A village in the Gambia; 'Welcome to the real world'

The road to Keneba, where Evelyn Phillips serves as a Peace Corps volunteer, does not appear to lead anywhere. No electric wires or telephone poles link it with the rest of the country, no signs reassure you that you're on your way.

Unpaved and nearly overgrown, it meanders through the thick bush, apparently without aim, until the muted rhythm of women beating grain in wooden mortars signals the proximity of the village of Keneba.

Evelyn, a medical and social worker from the Florida Panhandle, is pleased to stop her work and show us around. There isn't a lot to see: long rows of thatched huts, one huddled against the next; streets carpeted in brown sand, thick as on a beach; women fetching precious water for washing and cooking from wells that must be dug deeper every year.

"Welcome to the real world," Evelyn says.

Most of us derive our images of Africa from ooga-booga Hollywood movies depicting painted warriors in loincloths chasing hunters in pith helmets, from the old geographical journals with pictures of big game and scantily clad natives, or from news dispatches about conflicts between black and white and Marxist vs. moderate.

This village seems very distant from all of that. Young men work patiently in the fields. Old men recline in the shade. The children, like most in Africa , have never seen an elephant or a lion.

The Gambia is one of Africa's smallest nations, just two slivers of shore along the banks of the Gambia River. All told, its land area about equals that of Connecticut; its population is no larger than Seattle's. Much as being large and powerful is an inescapable fact of life for a nation like the United States, so being small and powerless is the dominant reality for a country like The Gambia.

Even the name reflects this: It had been called simply Gambia. But a change was made to better distinguish it from Zambia, where The Gambia's mail kept winding up.

This year, The Gambia is a 16-year-old, and it is a fairly happy birthday. When The Gambia gained its independence from Britain, it was predicted that the nation would not survive a year. The economy would collapse, people said, or it would be annexed by Senegal, its neighbor on all sides save one. But as an independent country, The Gambia has been able to request and receive aid from sources as diverse as the United States and the Soviet Union, China, and Taiwan.

The Gambia also looked for assistance from Libya, a fraternal Muslim nation. The Gambia's leaders, however, refused to applaud Col. Muammar Qaddafi's every policy and program in exchange for this aid. So the Libyan leader began training a contingent of Gambian students, intending to send them back to stage a coup. A few months ago, The Gambia's leaders found out about it and sent Libya's diplomats and advisers packing. Even weak countries have to draw the line somewhere.
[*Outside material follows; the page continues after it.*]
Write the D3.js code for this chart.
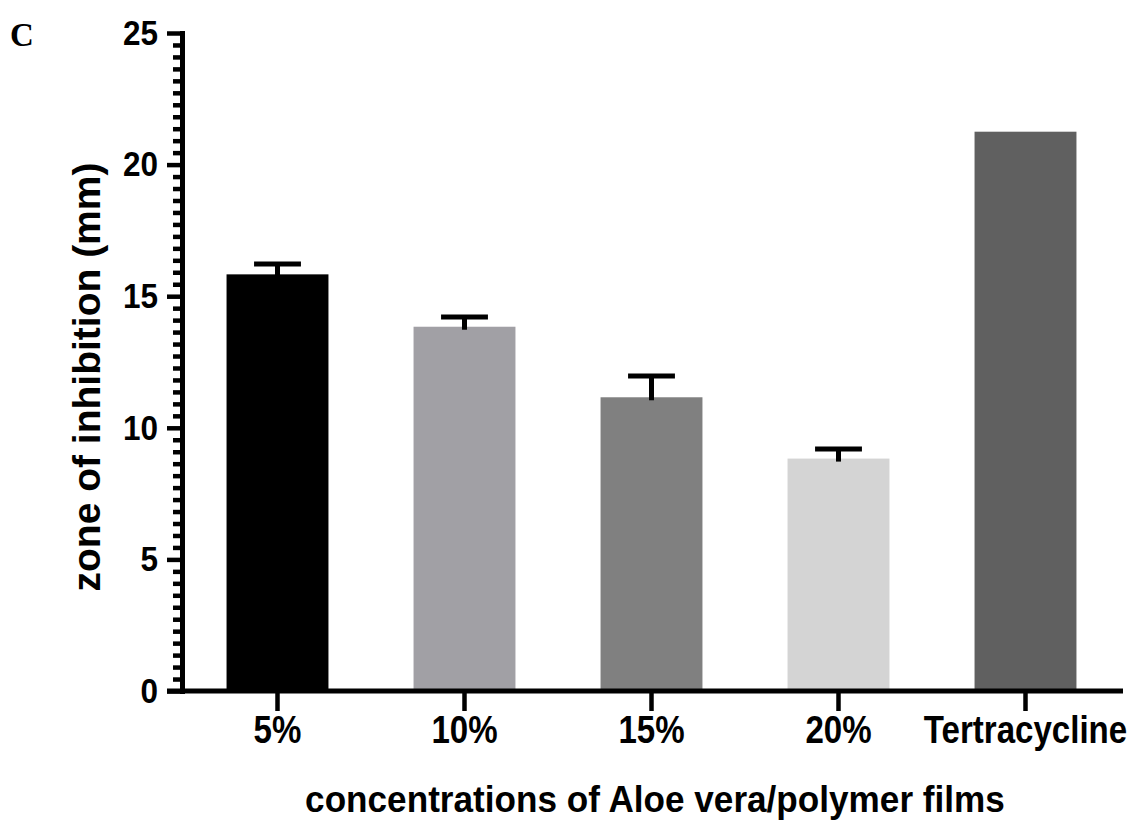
<!DOCTYPE html>
<html>
<head>
<meta charset="utf-8">
<script src="https://cdn.jsdelivr.net/npm/d3@7"></script>
<style>
  html, body { margin: 0; padding: 0; background: #fff; }
  svg { display: block; }
  text { font-family: "Liberation Sans", Arial, Helvetica, sans-serif; font-weight: bold; fill: #000; }
</style>
</head>
<body>
<svg id="chart" width="1139" height="822"></svg>
<script>
// ---- data ----
const categories = ["5%", "10%", "15%", "20%", "Tertracycline"];
const means = [15.83, 13.84, 11.16, 8.83, 21.25];
const errors = [0.39, 0.37, 0.81, 0.36, 0];
const barColors = ["#000000", "#a1a0a5", "#808080", "#d4d4d4", "#606060"];
const yTicks = [0, 5, 10, 15, 20, 25];
const minorPerInterval = 10;
const yTitle = "zone of inhibition (mm)";
const xTitle = "concentrations of Aloe vera/polymer films";
const panelLabel = "C";

// ---- layout ----
const svg = d3.select("#chart");
const axisX = 182, yTop = 33, yBottom = 691;
const xAxisStart = 167, xAxisEnd = 1123;

const x = d3.scaleBand().domain(categories).range([184, 1119])
  .paddingInner(0.455).paddingOuter(0.2275);
const y = d3.scaleLinear().domain([0, 25]).range([yBottom, yTop]);

// condense text horizontally (narrow bold sans look) via a horizontal scale transform
function condense(sel, f) {
  sel.each(function () {
    const t = d3.select(this);
    const x0 = +(t.attr("x") || 0);
    t.attr("x", x0 / f).attr("transform", `scale(${f},1)`);
  });
}

// bars
svg.append("g").selectAll("rect").data(categories).join("rect")
  .attr("x", d => x(d))
  .attr("width", x.bandwidth())
  .attr("y", (d, i) => y(means[i]))
  .attr("height", (d, i) => y(0) - y(means[i]))
  .attr("fill", (d, i) => barColors[i]);

// error bars (SD above)
const capW = x.bandwidth() * 0.46;
const eb = svg.append("g").attr("stroke", "#000").attr("fill", "none");
categories.forEach((c, i) => {
  if (!errors[i]) return;
  const cx = x(c) + x.bandwidth() / 2;
  eb.append("line").attr("x1", cx).attr("x2", cx)
    .attr("y1", y(means[i]) + 3).attr("y2", y(means[i] + errors[i]))
    .attr("stroke-width", 5);
  eb.append("line").attr("x1", cx - capW / 2).attr("x2", cx + capW / 2)
    .attr("y1", y(means[i] + errors[i])).attr("y2", y(means[i] + errors[i]))
    .attr("stroke-width", 5);
});

// minor ticks
const minorTicks = [];
for (let k = 0; k < yTicks.length - 1; k++) {
  const a = yTicks[k], b = yTicks[k + 1];
  for (let j = 1; j <= minorPerInterval; j++) minorTicks.push(a + (b - a) * j / (minorPerInterval + 1));
}
const minorAxis = svg.append("g").attr("transform", `translate(${axisX},0)`)
  .call(d3.axisLeft(y).tickValues(minorTicks).tickSize(9).tickFormat("").tickSizeOuter(0));
minorAxis.select(".domain").remove();
minorAxis.selectAll(".tick line").attr("stroke", "#000").attr("stroke-width", 4.5);

// y axis
const yAxis = svg.append("g").attr("transform", `translate(${axisX},0)`)
  .call(d3.axisLeft(y).tickValues(yTicks).tickSize(15).tickPadding(9).tickSizeOuter(0));
yAxis.select(".domain").attr("stroke", "#000").attr("stroke-width", 5).attr("stroke-linecap", "square");
yAxis.selectAll(".tick line").attr("stroke", "#000").attr("stroke-width", 4.5);
yAxis.selectAll(".tick text").attr("font-size", 35).attr("font-family", null).attr("font-weight", "bold")
  .call(condense, 0.9);

// x axis
const xAxis = svg.append("g").attr("transform", `translate(0,${yBottom})`)
  .call(d3.axisBottom(x).tickSize(20).tickPadding(5).tickSizeOuter(0));
xAxis.select(".domain").remove();
xAxis.append("line").attr("x1", xAxisStart).attr("x2", xAxisEnd)
  .attr("y1", 0).attr("y2", 0).attr("stroke", "#000").attr("stroke-width", 5);
xAxis.selectAll(".tick line").attr("stroke", "#000").attr("stroke-width", 4.5);
xAxis.selectAll(".tick text").attr("font-size", 38).attr("font-family", null).attr("font-weight", "bold")
  .call(condense, 0.87);

// axis titles
svg.append("text")
  .attr("transform", `translate(100,377) rotate(-90)`)
  .attr("text-anchor", "middle").attr("font-size", 39)
  .text(yTitle);
svg.append("text")
  .attr("x", 655).attr("y", 812)
  .attr("text-anchor", "middle").attr("font-size", 37)
  .text(xTitle).call(condense, 0.95);

// panel label
svg.append("text")
  .attr("x", 10).attr("y", 46)
  .style("font-family", "'Liberation Serif', 'Times New Roman', serif")
  .attr("font-size", 33)
  .text(panelLabel);
</script>
</body>
</html>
A country as small as The Gambia can be largely defined by what it lacks. It has no army, navy, or air force. It has no political prisoners or monuments to revolutionary heroes. There has not been a major social disturbance in the country in more than 300 years. The Gambia has no university. The national airline has a ticket office but no planes. The country has few professional people, and its first pharmacist is only now being trained in Louisiana, sponsored by a group put together by Alex Haley, the American writer who a few years ago found his "roots" in The Gambia.

The country's income comes mainly from raising peanuts. It has also begun to attract a growing number of foreign tourists. Some Gambians are concerned about the impact tourism will have on the country. Others argue that The Gambia's wide, white beaches and reliable sunshine are too valuable not to exploit. Peanuts and foreign largess alone will never pull the nation up from poverty.

For the tourists who find their way here, there will be more than a chance to get a suntan. There will be the opportunity to see a bit of Africa as it really is; it has become a place where the stereotypes do not apply. And coming into wider contact with the outside world may not be so unhealthy for the Gambians, either. The Arabs, Portuguese, French, and British have all come and gone here. The Gambia's culture is already a tapestry of these influences, overlaying a strong fabric of tribal traditions.

After nearly a year in The Gambia, Evelyn Phillips says the people of Keneba are beginning to accept her and that she is finally beginning to feel at home as well. She says she is learning a lot from them and hopes they are learning from her, too. She would like to believe she is doing some good here. Of course, Keneba is only a very small village in a very small country. But it is, as Evelyn says, the real world.